ー具体的にどういう点に違和感を覚えたのでしょうか?

海外では多様な人が生きたいように生きていると感じましたが、学校ではなんで意味のわからないルールに従って、窮屈な気持ちで生活しないといけないんだろうと思うようになりました。

例えば私の高校では、毎朝校門の前に先生が立って、靴下やスカートの長さをチェックする慣習があったんです。私にとっては毎朝苦痛で、校門を通るために靴下やスカートの長さを直す意味がわかりませんでした。次第に監視されている感覚を持ち始め、生きづらさを感じるようにもなりました。

友人たちも校則に不満を持っていましたが、「不満を露わにすると推薦を取り消されるかも」という理由で意見が言えない雰囲気だったんです。

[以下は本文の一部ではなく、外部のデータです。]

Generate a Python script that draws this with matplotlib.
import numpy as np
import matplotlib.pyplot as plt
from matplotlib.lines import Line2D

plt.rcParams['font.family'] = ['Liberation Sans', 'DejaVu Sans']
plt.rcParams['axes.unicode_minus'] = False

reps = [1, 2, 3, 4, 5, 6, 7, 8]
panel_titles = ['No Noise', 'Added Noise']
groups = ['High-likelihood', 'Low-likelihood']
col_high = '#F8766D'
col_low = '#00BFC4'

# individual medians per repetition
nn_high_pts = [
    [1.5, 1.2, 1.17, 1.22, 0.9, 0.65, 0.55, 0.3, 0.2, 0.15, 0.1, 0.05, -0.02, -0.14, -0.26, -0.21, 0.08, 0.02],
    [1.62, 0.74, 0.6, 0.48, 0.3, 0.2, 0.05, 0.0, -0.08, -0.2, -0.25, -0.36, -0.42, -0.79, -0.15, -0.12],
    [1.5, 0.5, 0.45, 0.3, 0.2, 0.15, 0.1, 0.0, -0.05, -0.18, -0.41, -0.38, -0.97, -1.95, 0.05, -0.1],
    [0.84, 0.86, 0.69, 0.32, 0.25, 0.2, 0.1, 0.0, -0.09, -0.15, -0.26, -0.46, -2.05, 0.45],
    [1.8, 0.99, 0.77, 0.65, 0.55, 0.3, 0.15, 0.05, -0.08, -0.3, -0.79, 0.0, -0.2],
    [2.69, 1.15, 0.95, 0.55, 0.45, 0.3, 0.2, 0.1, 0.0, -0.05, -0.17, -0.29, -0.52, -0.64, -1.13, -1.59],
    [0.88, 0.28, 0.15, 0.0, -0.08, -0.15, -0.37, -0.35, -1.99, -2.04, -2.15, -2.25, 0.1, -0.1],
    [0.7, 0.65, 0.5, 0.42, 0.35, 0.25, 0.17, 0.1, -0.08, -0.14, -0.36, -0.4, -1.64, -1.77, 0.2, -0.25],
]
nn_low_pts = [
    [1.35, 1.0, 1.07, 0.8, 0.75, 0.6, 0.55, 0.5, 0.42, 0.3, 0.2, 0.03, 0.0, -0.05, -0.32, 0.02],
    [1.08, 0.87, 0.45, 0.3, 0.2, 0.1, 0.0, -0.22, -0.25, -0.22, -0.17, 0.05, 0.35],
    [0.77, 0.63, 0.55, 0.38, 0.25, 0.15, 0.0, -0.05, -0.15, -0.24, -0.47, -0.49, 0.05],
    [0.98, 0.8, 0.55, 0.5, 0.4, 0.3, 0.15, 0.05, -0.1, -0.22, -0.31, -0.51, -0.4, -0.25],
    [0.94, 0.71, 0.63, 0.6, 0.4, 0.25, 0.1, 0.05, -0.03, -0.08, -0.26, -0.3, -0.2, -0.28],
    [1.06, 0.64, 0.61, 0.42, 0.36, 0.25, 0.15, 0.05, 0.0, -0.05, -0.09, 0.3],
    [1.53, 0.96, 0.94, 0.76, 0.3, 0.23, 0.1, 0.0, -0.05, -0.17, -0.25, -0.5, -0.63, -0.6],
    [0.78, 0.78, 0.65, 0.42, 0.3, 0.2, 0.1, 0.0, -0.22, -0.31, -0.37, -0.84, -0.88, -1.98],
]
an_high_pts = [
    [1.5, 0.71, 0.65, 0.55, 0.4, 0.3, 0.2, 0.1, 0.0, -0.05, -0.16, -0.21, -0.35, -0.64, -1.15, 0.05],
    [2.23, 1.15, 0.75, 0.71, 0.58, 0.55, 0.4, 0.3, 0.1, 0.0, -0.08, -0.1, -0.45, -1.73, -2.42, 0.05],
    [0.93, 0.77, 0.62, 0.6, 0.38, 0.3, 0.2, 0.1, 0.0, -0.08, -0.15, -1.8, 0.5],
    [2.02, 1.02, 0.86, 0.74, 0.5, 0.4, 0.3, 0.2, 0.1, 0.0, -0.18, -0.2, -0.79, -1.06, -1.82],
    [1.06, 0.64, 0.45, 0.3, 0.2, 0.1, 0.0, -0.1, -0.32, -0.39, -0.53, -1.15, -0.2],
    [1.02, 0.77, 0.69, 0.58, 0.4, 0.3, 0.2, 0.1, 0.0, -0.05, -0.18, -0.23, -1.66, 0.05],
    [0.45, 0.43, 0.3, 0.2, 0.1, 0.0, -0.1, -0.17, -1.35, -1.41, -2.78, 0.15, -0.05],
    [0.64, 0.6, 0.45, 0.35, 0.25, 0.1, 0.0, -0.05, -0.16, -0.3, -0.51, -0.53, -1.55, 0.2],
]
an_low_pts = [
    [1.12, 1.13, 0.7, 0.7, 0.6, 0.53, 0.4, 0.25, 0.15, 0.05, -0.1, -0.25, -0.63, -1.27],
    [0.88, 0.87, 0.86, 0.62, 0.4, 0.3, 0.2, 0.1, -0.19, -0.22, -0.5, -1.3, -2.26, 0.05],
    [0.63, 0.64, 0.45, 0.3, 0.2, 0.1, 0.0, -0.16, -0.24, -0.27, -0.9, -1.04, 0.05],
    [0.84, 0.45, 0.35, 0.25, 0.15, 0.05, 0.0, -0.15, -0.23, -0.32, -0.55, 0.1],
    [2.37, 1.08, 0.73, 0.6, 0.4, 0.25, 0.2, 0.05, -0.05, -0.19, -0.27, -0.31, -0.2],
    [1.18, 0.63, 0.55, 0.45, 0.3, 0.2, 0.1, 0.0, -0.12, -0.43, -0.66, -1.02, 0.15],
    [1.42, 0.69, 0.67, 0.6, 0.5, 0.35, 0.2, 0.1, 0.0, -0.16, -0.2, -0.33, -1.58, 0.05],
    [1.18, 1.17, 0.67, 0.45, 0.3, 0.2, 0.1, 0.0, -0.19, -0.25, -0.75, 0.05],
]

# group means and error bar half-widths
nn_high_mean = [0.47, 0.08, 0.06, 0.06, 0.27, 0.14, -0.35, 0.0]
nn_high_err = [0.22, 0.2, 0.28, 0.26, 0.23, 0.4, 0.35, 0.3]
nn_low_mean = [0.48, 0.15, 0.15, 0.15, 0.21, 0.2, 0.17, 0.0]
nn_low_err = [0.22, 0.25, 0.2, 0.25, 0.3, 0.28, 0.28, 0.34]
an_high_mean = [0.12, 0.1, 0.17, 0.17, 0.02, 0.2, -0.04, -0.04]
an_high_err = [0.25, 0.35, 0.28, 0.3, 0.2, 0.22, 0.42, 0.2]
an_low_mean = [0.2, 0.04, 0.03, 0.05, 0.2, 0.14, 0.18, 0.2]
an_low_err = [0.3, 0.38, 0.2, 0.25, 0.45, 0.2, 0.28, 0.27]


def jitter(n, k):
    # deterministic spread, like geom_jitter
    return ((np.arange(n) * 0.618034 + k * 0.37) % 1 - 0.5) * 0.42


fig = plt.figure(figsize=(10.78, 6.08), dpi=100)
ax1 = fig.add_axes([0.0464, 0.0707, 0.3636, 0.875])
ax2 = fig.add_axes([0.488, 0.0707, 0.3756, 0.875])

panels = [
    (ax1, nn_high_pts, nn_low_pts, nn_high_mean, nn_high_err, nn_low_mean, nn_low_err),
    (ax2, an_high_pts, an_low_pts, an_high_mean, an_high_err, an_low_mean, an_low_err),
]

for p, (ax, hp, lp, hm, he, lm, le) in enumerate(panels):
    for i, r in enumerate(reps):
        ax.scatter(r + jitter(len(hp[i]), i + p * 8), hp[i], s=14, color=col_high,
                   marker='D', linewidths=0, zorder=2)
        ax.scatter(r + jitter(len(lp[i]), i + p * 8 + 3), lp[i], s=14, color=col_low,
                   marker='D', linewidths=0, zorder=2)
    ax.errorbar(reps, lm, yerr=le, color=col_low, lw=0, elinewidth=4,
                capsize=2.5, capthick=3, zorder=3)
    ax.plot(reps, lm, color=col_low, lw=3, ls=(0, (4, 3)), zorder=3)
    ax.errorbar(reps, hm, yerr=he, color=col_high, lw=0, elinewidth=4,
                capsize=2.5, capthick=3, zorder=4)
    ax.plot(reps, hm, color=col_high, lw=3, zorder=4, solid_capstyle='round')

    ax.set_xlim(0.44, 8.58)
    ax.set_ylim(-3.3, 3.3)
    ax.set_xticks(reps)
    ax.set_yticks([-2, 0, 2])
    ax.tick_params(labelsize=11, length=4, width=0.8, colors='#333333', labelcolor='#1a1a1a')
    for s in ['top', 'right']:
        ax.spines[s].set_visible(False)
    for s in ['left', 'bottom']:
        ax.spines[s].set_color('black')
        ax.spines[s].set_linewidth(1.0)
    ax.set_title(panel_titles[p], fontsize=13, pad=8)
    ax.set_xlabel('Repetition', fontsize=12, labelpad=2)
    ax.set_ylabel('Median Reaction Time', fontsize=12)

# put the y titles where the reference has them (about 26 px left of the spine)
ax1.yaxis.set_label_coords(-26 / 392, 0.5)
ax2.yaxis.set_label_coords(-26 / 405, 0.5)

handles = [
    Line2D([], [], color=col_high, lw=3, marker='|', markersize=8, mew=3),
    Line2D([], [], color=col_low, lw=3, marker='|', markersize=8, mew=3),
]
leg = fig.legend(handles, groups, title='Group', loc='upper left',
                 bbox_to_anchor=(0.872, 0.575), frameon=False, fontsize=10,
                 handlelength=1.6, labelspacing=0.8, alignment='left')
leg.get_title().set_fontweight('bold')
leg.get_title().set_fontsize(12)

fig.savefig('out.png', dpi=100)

周りからどう見られるかではなく、自分がどう在りたいかで生きるアメリカ人との差も感じてきて。そこを変えたいと思ったのが活動を始めるきっかけでした。

ーどのようにしてアクションを起こしたのですか?

ちょうどオンラインが普及したタイミングだったので、ZoomやTwitterを活用していろんな人と話したり発信したりしました。1年間で100人以上の方と話しましたね。その結果、客観的な観点や社会・歴史的な立場からの意見、公立と私立の違い、地域の違いなどの視点をいただくことができました。

私は生徒側の立場でしか校則を見れていなかったので、校外の方々の意見を聞いて視野が広がった感覚でした。その結果、学校の先生方と議論する機会ができ、そこでも様々な気づきがあったように思います。

例えば私は校則を変えることが目的になっていましたが、校則を変えた先に何があるのかを知る「プロセス」が大事であり、実際に校則を変えた先に、教育現場だけではなく家族や地域にもどういう影響があるのかを考えるきっかけになりました。

また、高校3年生では生徒会長として校則問題にも取り組みました。学校内だけではなく、SNS発信などで学校外とも様々な情報交換をしながら進めることが多かったです。それでも校則をなかなか変えられなかったのは、今でも悔しい気持ちがありますね。

ー当事者として校則問題に取り組み、現在大学生になった渡邉さんから見て、校則が存在する意義をどう考えていますか?

社会でも法律があるように、校則のようなルールの存在は、私たちが自由に生きるために必要なものだと思います。私自身、校則があること自体に反対であるわけではありません。教育現場が校則をきちんと意味付けし、なぜその校則があるのかを常に話し合いながら改善できる体制が整っていることが大事です。

そのための要素として、自分の意見が主張できる安全性が求められるのではないでしょうか。例えば、相手と意見が異なった場合、自分の意見を言うこと自体は決して悪くない。けれども、ネガティブと捉えられやすい発言をするのは抵抗があると思うので、大前提として発言しても大丈夫な雰囲気づくりやコミュニティは必要だと考えています。

心理的安全性があって初めて、人は本質的な対話ができます。校則に関してもそういう場があることで、先生と生徒でしっかりとした合意形成が取れると思いますね。